Evans certainly has a distinctive voice, and sometimes his peculiar mannerisms are funny and sometimes they're just irritating.  Does he ask a lot of questions and answer them himself?  You bet your ass he does.  He tosses off aphorisms left and right (though someone really should tell him "euphemism" isn't a synonym for "aphorism").  He spouts blustering B-movie dialogue as if he thinks it makes him sound tough -- "I'm just seven digits away, baby" -- women are "dames," and you bet your ass he knows how to deal with them.  And he's not what you would call politically correct -- in fact, the way he flaunts his anachronistic chauvinism, you come to suspect he does it at least partly for shock value -- there are the "Jews who control Hollywood"; he barks at Francis Ford Coppola, who he claims to have hired for The Godfather only because he was one of the few Italian directors around, "Where'd you leave the emotion of the film, back in the kitchen with your spaghetti?"  Roman Polanski is "the Polack."  And then there's the whole "dame" thing.

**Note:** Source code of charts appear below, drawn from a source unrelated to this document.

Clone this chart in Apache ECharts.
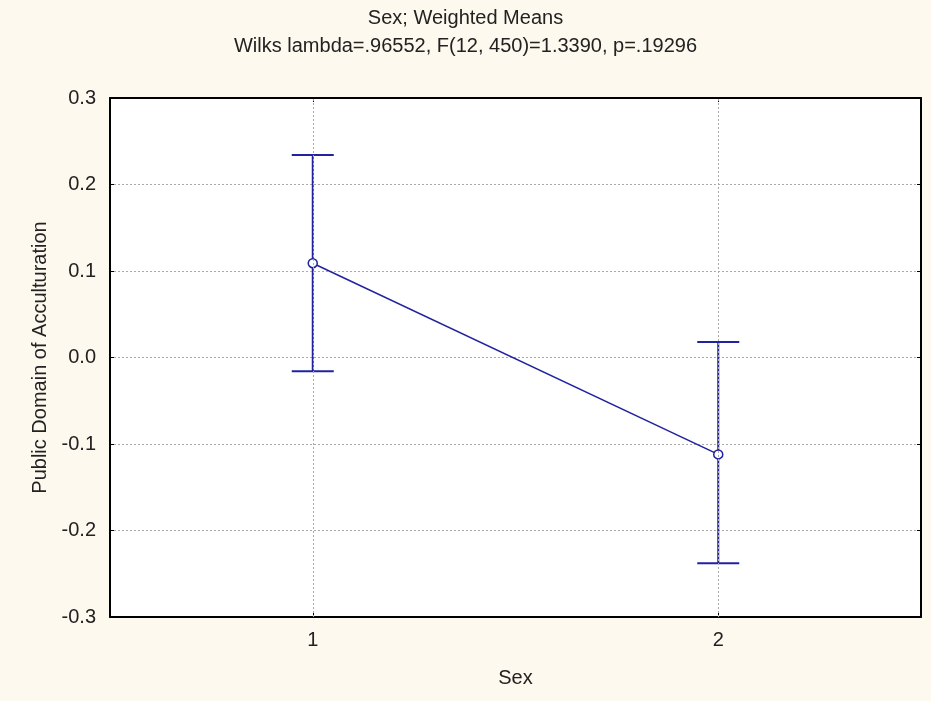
<!DOCTYPE html>
<html>
<head>
<meta charset="utf-8">
<script src="https://cdn.jsdelivr.net/npm/echarts@6/dist/echarts.min.js"></script>
<style>
html,body{margin:0;padding:0;background:#FDF9EE;}
#chart{width:931px;height:701px;}
</style>
</head>
<body>
<div id="chart"></div>
<script>
const categories = ['1', '2'];
const means = [0.109, -0.112];
const upper = [0.234, 0.018];
const lower = [-0.016, -0.238];
const yTicks = [-0.3, 0.3, 0.1];

const blue = '#2222A0';
const txt = '#222222';
const chart = echarts.init(document.getElementById('chart'));
const font = 'Arial, "Liberation Sans", sans-serif';
const fs = 20;

const errData = categories.map((c, i) => [i, lower[i], upper[i]]);

chart.setOption({
  backgroundColor: '#FDF9EE',
  animation: false,
  title: [
    {text: 'Sex; Weighted Means', left: 'center', top: 3,
     textStyle: {fontSize: fs, fontWeight: 'normal', color: txt, fontFamily: font}},
    {text: 'Wilks lambda=.96552, F(12, 450)=1.3390, p=.19296', left: 'center', top: 31,
     textStyle: {fontSize: fs, fontWeight: 'normal', color: txt, fontFamily: font}}
  ],
  grid: {left: 110, right: 10, top: 98, bottom: 84, backgroundColor: '#FFFFFF', show: true, borderWidth: 0},
  xAxis: [
    {type: 'category', data: categories, position: 'bottom',
     name: 'Sex', nameLocation: 'middle', nameGap: 51,
     nameTextStyle: {fontSize: fs, color: txt, fontFamily: font},
     axisLine: {onZero: false, lineStyle: {color: '#000', width: 2}},
     axisTick: {show: true, alignWithLabel: true, inside: true, length: 4, lineStyle: {color: '#000', width: 1}},
     axisLabel: {fontSize: fs, color: txt, margin: 13, fontFamily: font},
     splitLine: {show: false}},
    {type: 'category', data: categories, position: 'top',
     axisLine: {onZero: false, lineStyle: {color: '#000', width: 2}},
     axisTick: {show: true, alignWithLabel: true, inside: true, length: 4, lineStyle: {color: '#000', width: 1}},
     axisLabel: {show: false}, splitLine: {show: false}}
  ],
  yAxis: [
    {type: 'value', min: yTicks[0], max: yTicks[1], interval: yTicks[2], position: 'left',
     name: 'Public Domain of Acculturation', nameLocation: 'middle', nameGap: 60, nameRotate: 90,
     nameTextStyle: {fontSize: fs, color: txt, fontFamily: font},
     axisLine: {show: true, onZero: false, lineStyle: {color: '#000', width: 2}},
     axisTick: {show: true, inside: true, length: 4, lineStyle: {color: '#000', width: 1}},
     axisLabel: {fontSize: fs, color: txt, margin: 14, fontFamily: font,
                 formatter: v => (Math.abs(v) < 1e-9 ? 0 : v).toFixed(1)},
     splitLine: {show: true, lineStyle: {color: '#AAAAAA', type: [2, 2], width: 1}}},
    {type: 'value', min: yTicks[0], max: yTicks[1], interval: yTicks[2], position: 'right',
     axisLine: {show: true, onZero: false, lineStyle: {color: '#000', width: 2}},
     axisTick: {show: true, inside: true, length: 4, lineStyle: {color: '#000', width: 1}},
     axisLabel: {show: false}, splitLine: {show: false}}
  ],
  series: [
    {type: 'line', data: categories.map(() => null), silent: true,
     markLine: {symbol: 'none', silent: true, label: {show: false},
       lineStyle: {color: '#AAAAAA', type: [2, 2], width: 1},
       data: categories.map(c => ({xAxis: c}))}, z: 1},
    {type: 'custom', data: errData, z: 3,
     renderItem: function (params, api) {
       const x = api.value(0);
       const lo = api.coord([x, api.value(1)]);
       const hi = api.coord([x, api.value(2)]);
       const hw = 21;
       const style = {stroke: blue, lineWidth: 2, fill: null};
       return {type: 'group', children: [
         {type: 'line', shape: {x1: lo[0], y1: lo[1], x2: hi[0], y2: hi[1]}, style: style},
         {type: 'line', shape: {x1: lo[0] - hw, y1: lo[1], x2: lo[0] + hw, y2: lo[1]}, style: style},
         {type: 'line', shape: {x1: hi[0] - hw, y1: hi[1], x2: hi[0] + hw, y2: hi[1]}, style: style}
       ]};
     }},
    {type: 'line', data: means, z: 4,
     symbol: 'circle', symbolSize: 9,
     itemStyle: {color: '#FFFFFF', borderColor: blue, borderWidth: 1.5},
     lineStyle: {color: blue, width: 1.5}}
  ]
});
</script>
</body>
</html>
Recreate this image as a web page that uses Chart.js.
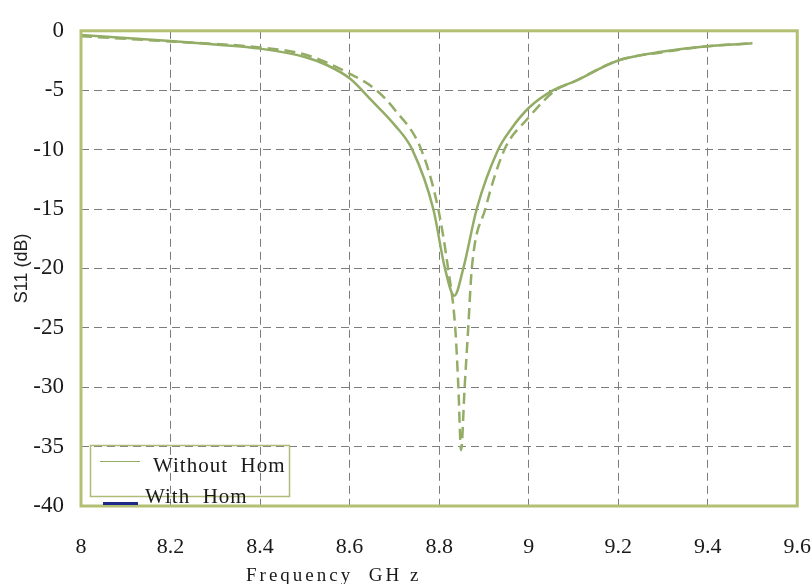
<!DOCTYPE html>
<html>
<head>
<meta charset="utf-8">
<script src="https://cdn.jsdelivr.net/npm/chart.js@4/dist/chart.umd.min.js"></script>
<style>
  html, body { margin: 0; padding: 0; background: #fff; }
  #wrap { width: 811px; height: 584px; }
</style>
</head>
<body>
<div id="wrap"><canvas id="s11Chart" width="811" height="584"></canvas></div>
<script>
// Without Horn (solid)
var freqWithout = [8.0, 8.1, 8.2, 8.3, 8.4, 8.5, 8.55, 8.6, 8.65, 8.7, 8.74, 8.787, 8.813, 8.834, 8.854, 8.884, 8.932, 8.96, 9.0, 9.055, 9.1, 9.2, 9.3, 9.4, 9.5];
var s11Without  = [-0.35, -0.6, -0.85, -1.15, -1.5, -2.2, -2.9, -4.0, -5.9, -7.9, -10, -15, -20, -22.3, -20, -15, -10, -8.3, -6.5, -5.0, -4.3, -2.5, -1.75, -1.3, -1.05];
// With Horn (dashed)
var freqWith = [8.0, 8.2, 8.4, 8.5, 8.6, 8.66, 8.7, 8.76, 8.798, 8.82, 8.836, 8.843, 8.849, 8.857, 8.865, 8.873, 8.903, 8.946, 9.0, 9.06, 9.1, 9.2, 9.3, 9.4, 9.5];
var s11With  = [-0.45, -0.9, -1.4, -2.0, -3.6, -5.0, -6.6, -10, -15, -20, -25, -30, -35.3, -30, -25, -20, -15, -10, -7.3, -5.0, -4.3, -2.5, -1.8, -1.3, -1.05];

var legendLabels = ["Without  Hom", "With  Hom"];
var xTitle = "Frequency  GH z";
var yTitle = "S11 (dB)";

var lineColor = "#93ad66";
var frameColor = "#b3bf72";
var gridColor = "#7c7c7c";
var serif = "'Liberation Serif', 'Times New Roman', serif";

function toPoints(xs, ys) {
  return xs.map(function (x, i) { return { x: x, y: ys[i] }; });
}

var frameAndLegend = {
  id: "frameAndLegend",
  afterDatasetsDraw: function (chart) {
    var ctx = chart.ctx, a = chart.chartArea;
    ctx.save();
    // plot frame
    ctx.strokeStyle = frameColor;
    ctx.lineWidth = 3;
    ctx.strokeRect(a.left, a.top, a.right - a.left, a.bottom - a.top);

    // legend box
    ctx.lineWidth = 1.5;
    ctx.strokeStyle = "#b0bb78";
    ctx.strokeRect(90.5, 445.5, 199, 51);
    ctx.strokeStyle = lineColor;
    ctx.lineWidth = 1;
    ctx.beginPath(); ctx.moveTo(100, 461.5); ctx.lineTo(140, 461.5); ctx.stroke();
    ctx.strokeStyle = "#1d2a8a";
    ctx.lineWidth = 3;
    ctx.beginPath(); ctx.moveTo(103, 503.5); ctx.lineTo(138, 503.5); ctx.stroke();

    ctx.fillStyle = "#1a1a1a";
    ctx.font = "21px " + serif;
    ctx.textAlign = "left";
    ctx.textBaseline = "alphabetic";
    ctx.letterSpacing = "1px";
    ctx.fillText(legendLabels[0], 153, 472);
    ctx.fillText(legendLabels[1], 145, 503);

    // x axis title
    ctx.font = "19px " + serif;
    ctx.letterSpacing = "3px";
    ctx.fillText(xTitle, 246, 581);
    ctx.restore();
  }
};

var chart = new Chart("s11Chart", {
  type: "line",
  data: {
    datasets: [
      {
        label: legendLabels[0],
        data: toPoints(freqWithout, s11Without),
        borderColor: lineColor,
        borderWidth: 2.5,
        pointRadius: 0,
        fill: false,
        cubicInterpolationMode: "monotone"
      },
      {
        label: legendLabels[1],
        data: toPoints(freqWith, s11With),
        borderColor: lineColor,
        borderWidth: 2.5,
        borderDash: [11, 6],
        pointRadius: 0,
        fill: false,
        cubicInterpolationMode: "monotone"
      }
    ]
  },
  options: {
    responsive: false,
    animation: false,
    layout: { padding: { left: 0, right: 2, top: 29, bottom: 0 } },
    plugins: {
      legend: { display: false },
      tooltip: { enabled: false }
    },
    scales: {
      x: {
        type: "linear",
        min: 8,
        max: 9.6,
        ticks: {
          stepSize: 0.2,
          padding: 0,
          color: "#1a1a1a",
          font: { family: serif, size: 22 },
          maxRotation: 0,
          autoSkip: false,
          callback: function (v) { return String(Math.round(v * 10) / 10); }
        },
        grid: {
          color: gridColor,
          lineWidth: 1,
          drawTicks: true,
          tickLength: 28,
          tickColor: "rgba(0,0,0,0)"
        },
        border: { display: false, dash: [8, 5] },
        afterFit: function (scale) { scale.height = 78; }
      },
      y: {
        min: -40,
        max: 0,
        ticks: {
          stepSize: 5,
          padding: 17,
          color: "#1a1a1a",
          font: { family: serif, size: 23 }
        },
        grid: {
          color: gridColor,
          lineWidth: 1,
          drawTicks: false
        },
        border: { display: false, dash: [8, 5] },
        title: {
          display: true,
          text: yTitle,
          color: "#222",
          font: { family: "'Liberation Sans', Arial, sans-serif", size: 18 },
          padding: { top: 11, bottom: 0 }
        },
        afterFit: function (scale) { scale.width = 81; }
      }
    }
  },
  plugins: [frameAndLegend]
});
</script>
</body>
</html>
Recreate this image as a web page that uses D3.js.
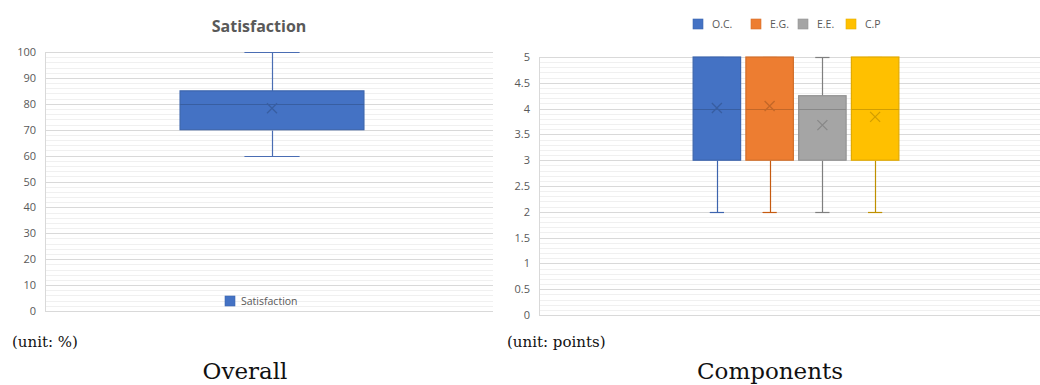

Evans has the promotion skills of a carny barker, and what's he's promoting is Robert Evans.  He's canny; he slips a well-timed self-disparaging remark even now and then, right about when you're starting to think, "Yeah, right."  But I found myself questioning most of his assertions, like that without him, not only wouldn't The Godfather and Love Story have been made, but the books they were based on wouldn't have been best-sellers without his guidance.  His claims about his input into The Godfather have been disputed by Coppola; indeed, hearing his insensitive braggadocio, one has trouble believing he ordered Coppola to put more emotion and heart into the movie.

A lot of the movie is funny, probably unintentionally so, like when Evans says in reference to the Cotton Club scandal that earlier in the decade, he had brought the studio Urban Cowboy and Popeye, and now all he brought to them was embarrassment.  I thought, Popeye isn't an embarrassment?

I doubt anyone who's not a movie buff will be able to sit through this movie, but if you are interested in film, The Kid Stays in the Picture is a fascinating (if sometimes grating) account of a seminal personality in American cinema.  Even I found it overstaying its welcome after a while; his arrogance and self-absorption get old.  The natural comparison is to The Eyes of Tammy Faye, also a flattering portrait told from the viewpoint of its subject, but I enjoyed Tammy Faye a lot more (it had sock puppets!).